The game had to be effectual but, most importantly, it had to be beautiful. Cruyff, who transformed Ajax and later Barcelona both as a player and manager, has often been likened to Rembrandt, Vermeer and other Dutch masters. Fascinated by his elegant, ballet-like stride, Rudolf Nureyev always said Cruyff should have been a dancer. Former Arsenal striker Dennis Bergkamp, one of the most technically gifted players to grace the Premier League (ex-Newcastle defender Nikos Dabizas probably still has nightmares of the Dutchman’s pirouette goal 17 years ago), was often criticized of lacking that killer instinct. “I suppose I’m not that interested in scoring ugly goals,” Bergkamp quipped – a statement that sums up “totaalvoetbal” philosophy yet is, at the same time, a very Dutch way of disguising weakness as moral superiority.

Winner’s writing is reminiscent of the system’s architecture.
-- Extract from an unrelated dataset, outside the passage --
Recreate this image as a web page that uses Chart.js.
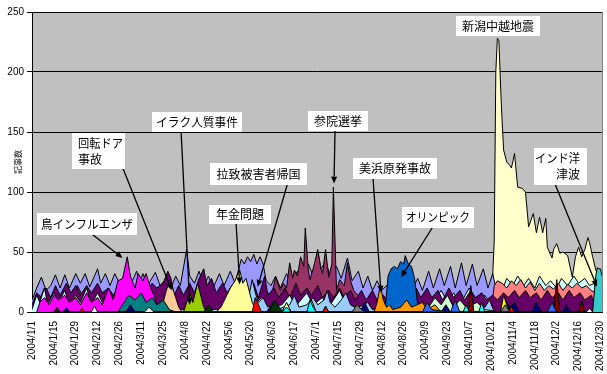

The author jumps back and forth from history to social change to the arts and to architecture, enriching the theory with interviews with ex-players and managers, as well as anecdotal passages. The only steady reference is Cruyff, the talisman of the Total Football revolution (sportswriter David Miller famously described him as “Pythagoras in boots”) whose unconventional personality and ideas shaped modern football as well as the personality of a nation.

In his effort to develop an attractive, holistic theory, Winner appears a bit too tempted at times to discover meaning and symbolism – like when he draws parallels between former Feyenoord midfielder Wim van Hanegem and the curved arched structures of Rotterdam architect Lars Spuybroek.
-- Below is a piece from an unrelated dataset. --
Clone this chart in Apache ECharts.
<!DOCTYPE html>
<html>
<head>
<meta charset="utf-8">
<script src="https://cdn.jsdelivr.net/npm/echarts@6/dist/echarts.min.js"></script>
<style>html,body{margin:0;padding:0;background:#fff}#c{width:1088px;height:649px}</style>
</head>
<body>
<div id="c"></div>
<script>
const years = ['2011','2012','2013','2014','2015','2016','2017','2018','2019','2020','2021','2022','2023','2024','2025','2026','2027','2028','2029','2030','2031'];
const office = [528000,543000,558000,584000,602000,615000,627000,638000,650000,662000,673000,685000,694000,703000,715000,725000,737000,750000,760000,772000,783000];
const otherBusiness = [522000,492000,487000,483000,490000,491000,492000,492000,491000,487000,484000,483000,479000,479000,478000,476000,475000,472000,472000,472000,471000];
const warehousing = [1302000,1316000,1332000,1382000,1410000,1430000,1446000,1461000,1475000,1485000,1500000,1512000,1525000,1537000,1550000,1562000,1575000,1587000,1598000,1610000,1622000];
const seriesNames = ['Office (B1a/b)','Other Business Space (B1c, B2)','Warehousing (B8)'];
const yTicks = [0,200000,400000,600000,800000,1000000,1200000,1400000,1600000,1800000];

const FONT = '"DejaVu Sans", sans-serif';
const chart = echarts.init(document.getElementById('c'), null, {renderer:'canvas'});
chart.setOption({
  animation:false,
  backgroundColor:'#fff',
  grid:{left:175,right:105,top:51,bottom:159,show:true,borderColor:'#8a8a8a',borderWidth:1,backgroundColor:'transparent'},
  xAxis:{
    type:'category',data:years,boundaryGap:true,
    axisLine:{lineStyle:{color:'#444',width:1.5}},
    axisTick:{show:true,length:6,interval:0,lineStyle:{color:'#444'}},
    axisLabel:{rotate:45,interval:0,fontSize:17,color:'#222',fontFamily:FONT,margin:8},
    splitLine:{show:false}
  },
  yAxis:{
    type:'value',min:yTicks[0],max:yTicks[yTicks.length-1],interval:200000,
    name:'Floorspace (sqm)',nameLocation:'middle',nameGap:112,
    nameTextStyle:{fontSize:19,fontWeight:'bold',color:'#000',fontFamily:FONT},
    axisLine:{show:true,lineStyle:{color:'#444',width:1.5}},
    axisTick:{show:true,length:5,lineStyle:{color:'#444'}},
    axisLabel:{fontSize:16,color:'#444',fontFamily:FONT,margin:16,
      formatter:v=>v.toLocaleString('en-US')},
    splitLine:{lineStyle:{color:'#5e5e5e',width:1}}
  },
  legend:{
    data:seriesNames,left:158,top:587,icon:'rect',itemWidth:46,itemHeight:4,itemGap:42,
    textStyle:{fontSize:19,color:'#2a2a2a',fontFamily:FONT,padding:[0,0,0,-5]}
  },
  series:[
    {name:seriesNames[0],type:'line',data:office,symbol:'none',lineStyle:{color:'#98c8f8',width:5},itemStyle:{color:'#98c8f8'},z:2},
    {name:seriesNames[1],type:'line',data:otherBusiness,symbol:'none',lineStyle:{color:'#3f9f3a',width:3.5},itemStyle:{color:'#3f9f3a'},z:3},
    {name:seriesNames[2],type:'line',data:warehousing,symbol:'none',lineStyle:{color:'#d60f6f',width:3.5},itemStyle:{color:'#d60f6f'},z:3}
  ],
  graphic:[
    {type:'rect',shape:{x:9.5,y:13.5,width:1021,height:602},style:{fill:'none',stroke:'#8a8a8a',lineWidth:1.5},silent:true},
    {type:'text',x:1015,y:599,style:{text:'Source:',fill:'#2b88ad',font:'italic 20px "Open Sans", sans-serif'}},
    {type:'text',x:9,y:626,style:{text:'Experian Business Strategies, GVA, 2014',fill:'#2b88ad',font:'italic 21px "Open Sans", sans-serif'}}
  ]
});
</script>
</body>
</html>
For the Dutch, of course, Total Football never really brought total success. In several crunch moments, the squad has appeared to come out onto the pitch with a self-destruct button. In the 1974 World Cup final in Munich, a combination of overconfidence and arrogance led to defeat against an inferior West Germany. After scoring the opening goal, the Dutch players began to mock their opponents with fancy footwork instead of finishing them off with a second goal – hubris of sorts. “There is still deep, unresolved trauma about 1974. It’s a very living pain, like an unpunished crime,” a Dutch psychoanalyst says in the book.
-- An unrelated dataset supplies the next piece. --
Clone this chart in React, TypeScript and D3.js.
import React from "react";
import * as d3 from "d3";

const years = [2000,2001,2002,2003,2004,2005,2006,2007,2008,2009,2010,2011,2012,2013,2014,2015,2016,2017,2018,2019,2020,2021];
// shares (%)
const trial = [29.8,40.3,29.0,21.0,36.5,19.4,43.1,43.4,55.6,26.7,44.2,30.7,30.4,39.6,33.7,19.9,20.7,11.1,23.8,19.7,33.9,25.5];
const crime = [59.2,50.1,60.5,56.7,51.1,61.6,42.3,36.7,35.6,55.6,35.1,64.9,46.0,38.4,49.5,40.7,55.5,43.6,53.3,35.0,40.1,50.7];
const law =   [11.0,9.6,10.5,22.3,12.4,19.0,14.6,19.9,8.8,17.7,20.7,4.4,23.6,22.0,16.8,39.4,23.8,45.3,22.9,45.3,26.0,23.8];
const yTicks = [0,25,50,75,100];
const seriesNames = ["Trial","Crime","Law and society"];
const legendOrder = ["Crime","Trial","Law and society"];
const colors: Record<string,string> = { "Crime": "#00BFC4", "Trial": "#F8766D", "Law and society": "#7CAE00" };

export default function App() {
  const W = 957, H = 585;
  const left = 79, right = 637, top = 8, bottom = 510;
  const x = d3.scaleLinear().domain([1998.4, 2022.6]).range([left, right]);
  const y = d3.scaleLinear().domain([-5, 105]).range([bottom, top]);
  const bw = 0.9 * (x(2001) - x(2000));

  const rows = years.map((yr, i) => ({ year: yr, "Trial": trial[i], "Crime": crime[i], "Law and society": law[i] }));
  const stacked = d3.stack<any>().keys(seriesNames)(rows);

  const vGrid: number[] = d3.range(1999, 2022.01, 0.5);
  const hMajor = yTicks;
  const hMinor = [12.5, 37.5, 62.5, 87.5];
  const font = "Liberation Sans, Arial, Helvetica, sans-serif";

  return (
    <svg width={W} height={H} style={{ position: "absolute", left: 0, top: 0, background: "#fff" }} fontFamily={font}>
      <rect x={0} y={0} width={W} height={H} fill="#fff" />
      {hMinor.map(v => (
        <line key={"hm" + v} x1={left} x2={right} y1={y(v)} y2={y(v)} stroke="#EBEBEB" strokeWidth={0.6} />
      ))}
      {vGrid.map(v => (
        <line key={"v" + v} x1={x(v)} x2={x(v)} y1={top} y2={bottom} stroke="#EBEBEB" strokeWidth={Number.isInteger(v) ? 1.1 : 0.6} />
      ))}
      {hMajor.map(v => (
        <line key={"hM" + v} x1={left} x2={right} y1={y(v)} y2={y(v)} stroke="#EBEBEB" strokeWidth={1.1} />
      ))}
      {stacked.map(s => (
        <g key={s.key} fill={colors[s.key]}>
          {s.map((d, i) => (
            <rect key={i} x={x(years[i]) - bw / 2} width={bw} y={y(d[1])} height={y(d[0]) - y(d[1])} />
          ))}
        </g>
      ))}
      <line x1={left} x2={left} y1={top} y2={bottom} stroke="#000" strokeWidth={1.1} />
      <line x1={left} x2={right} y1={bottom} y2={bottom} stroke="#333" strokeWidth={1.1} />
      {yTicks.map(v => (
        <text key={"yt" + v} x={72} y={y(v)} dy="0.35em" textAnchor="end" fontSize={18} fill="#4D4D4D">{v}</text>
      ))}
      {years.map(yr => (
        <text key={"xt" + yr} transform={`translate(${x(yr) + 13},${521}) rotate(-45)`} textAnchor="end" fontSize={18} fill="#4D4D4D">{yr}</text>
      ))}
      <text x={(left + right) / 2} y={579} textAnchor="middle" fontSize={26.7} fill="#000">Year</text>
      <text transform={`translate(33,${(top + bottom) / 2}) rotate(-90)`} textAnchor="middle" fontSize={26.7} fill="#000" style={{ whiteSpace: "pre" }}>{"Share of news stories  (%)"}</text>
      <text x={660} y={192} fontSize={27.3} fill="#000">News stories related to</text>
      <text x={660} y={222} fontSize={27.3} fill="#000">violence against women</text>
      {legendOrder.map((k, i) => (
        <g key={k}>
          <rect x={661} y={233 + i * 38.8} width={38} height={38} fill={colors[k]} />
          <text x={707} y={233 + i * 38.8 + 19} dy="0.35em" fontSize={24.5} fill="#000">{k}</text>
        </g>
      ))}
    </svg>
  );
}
When the Oranje reached a third World Cup final in 2010 sacrificing the virtues of “totaalvoetbal” on the altar of a pragmatic, often cynical, style (the stamp of Nigel de Jong’s studs on Xabi Alonso’s chest was the painful souvenir from the Johannesburg final) the custodians of Total Football reacted to the ultimate fall of the Dutch side with a sense of self-righteous vindication. In their eyes, the Spanish tiki-taka of close-touch possession play was a more faithful reincarnation of Cruyff’s legacy.

As the young players with the iconic vertical red stripes upped the pressure on the Juventus defense inside the Johan Cruyff Arena in the first quarter final of the Champions League last month, the English sportscaster could not hide his admiration for their unique ability to create a pitch within a pitch: “It’s like Cruyff is still here,” he said. A few weeks later, what would have been an all-Cruyff Ajax vs Barcelona final would turn into a total nightmare for both clubs.